ABSTRACT

Mention of the ‘new rich’ in urban China is likely to evoke images of ostentatious wealth and fast-talking entrepreneurs; and mention of their ‘culture’ or of ‘cultural constructions’ is likely to bring to mind the garish status symbols favoured by the newly wealthy sections of China’s urban population-portable telephones, luxury imported cars, nightclubs and expensive restaurants, foreign liquor. But any attempt to explain the cultural dimensions of the emergence of a class of ‘new rich’ in present-day urban China must attempt to look past familiar images and address the conundrum of the relationship between culture and social change, between the social features of the new wealthy elite and the objects, activities and practices that define their emergent identity.

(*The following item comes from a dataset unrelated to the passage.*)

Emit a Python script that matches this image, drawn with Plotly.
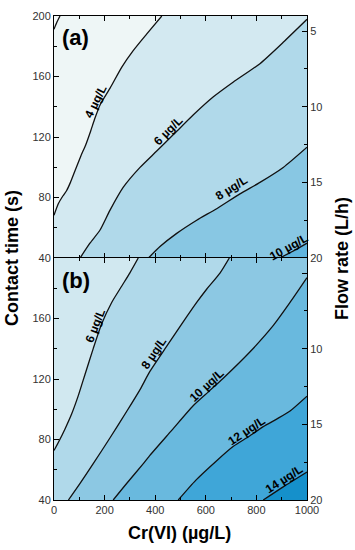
import math
import plotly.graph_objects as go

# ---------------- data ----------------
CR_RANGE = [0, 1000]          # Cr(VI) (µg/L)
TIME_RANGE = [40, 200]        # contact time (s)
FLOW_RANGE = [20, 4]          # flow rate (L/h), bottom -> top

x_tickvals = [0, 200, 400, 600, 800, 1000]
time_tickvals = [40, 80, 120, 160, 200]
flow_tickvals = [5, 10, 15, 20]

# panel (a) contour lines
a_c2_x = [0, 10.5, 23.7]
a_c2_y = [191.3, 195.6, 200]
a_c4_x = [0, 17, 35, 50, 65, 83, 105, 126, 145, 162, 182, 221, 268, 313, 366, 426]
a_c4_y = [68.3, 75.9, 81, 84.6, 90, 97.7, 107, 115.1, 124, 132.5, 141.2, 152.1, 166.2, 177.1, 188.0, 200]
a_c6_x = [103, 142, 182, 221, 274, 340, 406, 472, 551, 630, 709, 814, 906, 1000]
a_c6_y = [40, 49.8, 58.5, 71.5, 86.8, 99.9, 110.7, 121.6, 134.7, 146.6, 156.4, 168.5, 182.6, 197.8]
a_c8_x = [373, 419, 485, 564, 643, 735, 814, 906, 1000]
a_c8_y = [40, 47.6, 56.3, 65, 72.6, 82.4, 90, 99.9, 113.3]
a_c10_x = [893, 950, 1000]
a_c10_y = [40, 45, 49.8]

# panel (b) contour lines
b_c6_x = [0, 17, 43.5, 70, 96, 122.5, 155, 188.5, 228, 268, 300, 333]
b_c6_y = [72.7, 78, 87, 97, 109, 123, 140.1, 156.5, 170.6, 181.5, 190.2, 200]
b_c8_x = [57, 103, 155, 221, 287, 340, 379, 445, 524, 564, 604, 656, 693]
b_c8_y = [40, 51, 64, 81, 98.5, 113, 125, 141.5, 161, 170.6, 179.5, 190, 200]
b_c10_x = [234, 287, 353, 379, 465, 551, 610, 669, 775, 867, 933, 1000]
b_c10_y = [40, 50.9, 64, 69.5, 86, 102.5, 111.5, 120.5, 138, 155.4, 170.6, 187]
b_c12_x = [491, 560, 643, 709, 770, 827, 880, 933, 1000]
b_c12_y = [40, 53, 66, 75.5, 82, 88.5, 93.5, 98.8, 108.6]
b_c14_x = [827, 906, 1000]
b_c14_y = [40, 48.7, 58.5]

# contour labels: text and label centre
a_labels = [("4 µg/L", 172.7, 143.4), ("6 µg/L", 450.6, 123.8),
            ("8 µg/L", 700.8, 86.2), ("10 µg/L", 932.8, 46.0)]
b_labels = [("6 µg/L", 164.8, 154.8), ("8 µg/L", 394.5, 137.4),
            ("10 µg/L", 610, 115.1), ("12 µg/L", 768, 83.6),
            ("14 µg/L", 909.8, 54.2)]

# band colours (lowest to highest)
a_colors = ["#f4f9f9", "#eef6f6", "#d3e9f1", "#b0d9ea", "#88c7e3", "#60b4de"]
b_colors = ["#d1e8f0", "#b0d9ea", "#8cc8e3", "#69b9de", "#3fa6d8", "#1590cb"]

# ---------------- geometry helpers ----------------
SX = 253 / 1000.0     # px per Cr unit
SY = 245 / 160.0      # px per time unit
X0, X1 = CR_RANGE
Y0, Y1 = TIME_RANGE
LABEL_SIZE = 12
MIN_OFFSET = 5.5      # px, label centre at least this far above its line


def perim_s(x, y):
    if abs(y - Y1) < 1e-6:
        return (x - X0) / (X1 - X0)
    if abs(x - X1) < 1e-6:
        return 1 + (Y1 - y) / (Y1 - Y0)
    if abs(y - Y0) < 1e-6:
        return 2 + (X1 - x) / (X1 - X0)
    return 3 + (y - Y0) / (Y1 - Y0)


CORNERS = [(X0, Y1), (X1, Y1), (X1, Y0), (X0, Y0)]


def band_polygon(xs, ys):
    s_start = perim_s(xs[0], ys[0])
    s_end = perim_s(xs[-1], ys[-1])
    if s_start <= s_end:
        s_start += 4
    px, py = list(xs), list(ys)
    for k in range(9):
        if s_end < k < s_start:
            cx, cy = CORNERS[k % 4]
            px.append(cx)
            py.append(cy)
    px.append(xs[0])
    py.append(ys[0])
    return px, py


def label_place(xs, ys, lx, ly, half):
    P = [(x * SX, y * SY) for x, y in zip(xs, ys)]
    L = (lx * SX, ly * SY)
    cum = [0.0]
    for i in range(1, len(P)):
        cum.append(cum[-1] + math.dist(P[i - 1], P[i]))
    best = None
    for i in range(len(P) - 1):
        ax, ay = P[i]
        bx, by = P[i + 1]
        dx, dy = bx - ax, by - ay
        l2 = dx * dx + dy * dy
        t = max(0.0, min(1.0, ((L[0] - ax) * dx + (L[1] - ay) * dy) / l2))
        qx, qy = ax + t * dx, ay + t * dy
        d = (qx - L[0]) ** 2 + (qy - L[1]) ** 2
        if best is None or d < best[0]:
            best = (d, cum[i] + t * math.sqrt(l2))
    s0 = best[1]

    def at(s):
        s = max(0.0, min(cum[-1], s))
        for i in range(len(P) - 1):
            if cum[i + 1] >= s:
                seg = cum[i + 1] - cum[i]
                t = 0 if seg == 0 else (s - cum[i]) / seg
                return (P[i][0] + t * (P[i + 1][0] - P[i][0]),
                        P[i][1] + t * (P[i + 1][1] - P[i][1]))
        return P[-1]

    p1, p2, pc = at(s0 - half), at(s0 + half), at(s0)
    dx, dy = p2[0] - p1[0], p2[1] - p1[1]
    n = math.hypot(dx, dy)
    nx, ny = -dy / n, dx / n          # left normal (upwards for rising lines)
    dist = (L[0] - pc[0]) * nx + (L[1] - pc[1]) * ny
    off = max(dist, MIN_OFFSET)
    cx = pc[0] + nx * off
    cy = pc[1] + ny * off
    ang = -math.degrees(math.atan2(dy, dx))
    return cx / SX, cy / SY, ang


def text_width(t, size):
    w = {"1": 556, "2": 556, "4": 556, "6": 556, "8": 556, "0": 556, " ": 278,
         "µ": 611, "g": 611, "/": 278, "L": 611}
    return sum(w.get(c, 556) for c in t) / 1000 * size


# ---------------- figure ----------------
fig = go.Figure()
FONT = "Liberation Sans, Arial, sans-serif"
annotations = []

panels = [
    ("x", "y", "y3", [(a_c2_x, a_c2_y), (a_c4_x, a_c4_y), (a_c6_x, a_c6_y),
                      (a_c8_x, a_c8_y), (a_c10_x, a_c10_y)],
     [None, 0, 1, 2, 3], a_labels, a_colors),
    ("x2", "y2", "y4", [(b_c6_x, b_c6_y), (b_c8_x, b_c8_y), (b_c10_x, b_c10_y),
                        (b_c12_x, b_c12_y), (b_c14_x, b_c14_y)],
     [0, 1, 2, 3, 4], b_labels, b_colors),
]

for xa, ya, ya_flow, lines, label_idx, labels, colors in panels:
    fig.add_trace(go.Scatter(x=[X0, X1, X1, X0, X0], y=[Y0, Y0, Y1, Y1, Y0],
                             mode="lines", fill="toself", fillcolor=colors[0],
                             line=dict(width=0), xaxis=xa, yaxis=ya,
                             hoverinfo="skip", showlegend=False))
    for i, (lx_, ly_) in enumerate(lines):
        px, py = band_polygon(lx_, ly_)
        fig.add_trace(go.Scatter(x=px, y=py, mode="lines", fill="toself",
                                 fillcolor=colors[i + 1], line=dict(width=0),
                                 xaxis=xa, yaxis=ya, hoverinfo="skip",
                                 showlegend=False))
    for i, (lx_, ly_) in enumerate(lines):
        fig.add_trace(go.Scatter(x=lx_, y=ly_, mode="lines",
                                 line=dict(color="#111111", width=1.3,
                                           shape="spline", smoothing=0.6),
                                 xaxis=xa, yaxis=ya, hoverinfo="skip",
                                 showlegend=False))
        li = label_idx[i]
        if li is not None:
            text, tx, ty = labels[li]
            half = text_width(text, LABEL_SIZE) / 2
            cx, cy, ang = label_place(lx_, ly_, tx, ty, half)
            annotations.append(dict(x=cx, y=cy, xref=xa, yref=ya, text="<b>%s</b>" % text,
                                    showarrow=False, textangle=ang,
                                    font=dict(family=FONT, size=LABEL_SIZE, color="black"),
                                    xanchor="center", yanchor="middle"))
    # invisible trace so the right-hand flow-rate axis is drawn
    fig.add_trace(go.Scatter(x=CR_RANGE, y=FLOW_RANGE, mode="markers",
                             marker=dict(opacity=0), xaxis=xa, yaxis=ya_flow,
                             hoverinfo="skip", showlegend=False))

tickfont = dict(family=FONT, size=11, color="#333333")
common_x = dict(range=CR_RANGE, showgrid=False, zeroline=False, showline=True,
                linecolor="black", linewidth=1, ticks="inside", ticklen=5,
                tickcolor="black", tickvals=x_tickvals, mirror="ticks",
                minor=dict(ticks="inside", ticklen=3, tickcolor="black",
                           tickvals=[100, 300, 500, 700, 900]),
                tickfont=tickfont)
common_y = dict(range=TIME_RANGE, showgrid=False, zeroline=False, showline=True,
                linecolor="black", linewidth=1, ticks="inside", ticklen=5,
                tickcolor="black", tickvals=time_tickvals,
                minor=dict(ticks="inside", ticklen=3, tickcolor="black",
                           tickvals=[60, 100, 140, 180]),
                tickfont=tickfont)
common_flow = dict(range=FLOW_RANGE, autorange=False, side="right", showgrid=False,
                   zeroline=False, showline=True, linecolor="black", linewidth=1,
                   ticks="inside", ticklen=5, tickcolor="black", tickvals=flow_tickvals,
                   minor=dict(ticks="inside", ticklen=3, tickcolor="black",
                              tickvals=[7.5, 12.5, 17.5]),
                   tickfont=tickfont)

fig.update_layout(
    width=355, height=550, autosize=False,
    margin=dict(l=54, r=48, t=10, b=50),
    paper_bgcolor="white", plot_bgcolor="white",
    hovermode=False,
    xaxis=dict(common_x, anchor="y", showticklabels=False),
    xaxis2=dict(common_x, anchor="y2", matches="x"),
    yaxis=dict(common_y, domain=[0.5, 1], anchor="x"),
    yaxis2=dict(common_y, domain=[0, 0.5], anchor="x2",
                ticktext=["40", "80", "120", "160", ""]),
    yaxis3=dict(common_flow, overlaying="y", anchor="x"),
    yaxis4=dict(common_flow, overlaying="y2", anchor="x2",
                ticktext=["", "10", "15", "20"]),
)

title_font = dict(family=FONT, size=18, color="black")
annotations += [
    dict(x=-0.166, y=0.5, xref="paper", yref="paper", text="<b>Contact time (s)</b>",
         textangle=-90, showarrow=False, font=title_font, xanchor="center", yanchor="middle"),
    dict(x=1.138, y=0.5, xref="paper", yref="paper", text="<b>Flow rate (L/h)</b>",
         textangle=-90, showarrow=False, font=title_font, xanchor="center", yanchor="middle"),
    dict(x=0.498, y=-0.0673, xref="paper", yref="paper", text="<b>Cr(VI) (µg/L)</b>",
         showarrow=False, font=title_font, xanchor="center", yanchor="middle"),
    dict(x=0.085, y=0.956, xref="paper", yref="paper", text="<b>(a)</b>",
         showarrow=False, font=dict(family=FONT, size=22, color="black"),
         xanchor="center", yanchor="middle"),
    dict(x=0.085, y=0.454, xref="paper", yref="paper", text="<b>(b)</b>",
         showarrow=False, font=dict(family=FONT, size=22, color="black"),
         xanchor="center", yanchor="middle"),
]
fig.update_layout(annotations=annotations)

fig.write_html("out.html", config={"displayModeBar": False},
               post_script="document.body.style.margin='0px';")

Like a Möbius strip, culture-the attitudes, values and beliefs expressed in material life and social organisation-and changes in society and economy seem to lead to endless loops of mutual causation (Lamont and Lareau 1988). In this chapter, I hope to suggest how we can better disentangle the links between the ‘cultural construction’ of the new rich and their socioeconomic position in urban Chinese society by focusing on the social structures or networks which mediate between broader economic and social changes and the lives of individuals. In attempting to relate cultural processes to social change, we can easily fall into the habit of treating culture either as a homogeneous, unitary thing ‘owned’ by all members of a class, or as a set of psychological dispositions, such as entrepreneurial values, locked inside the heads of its possessors.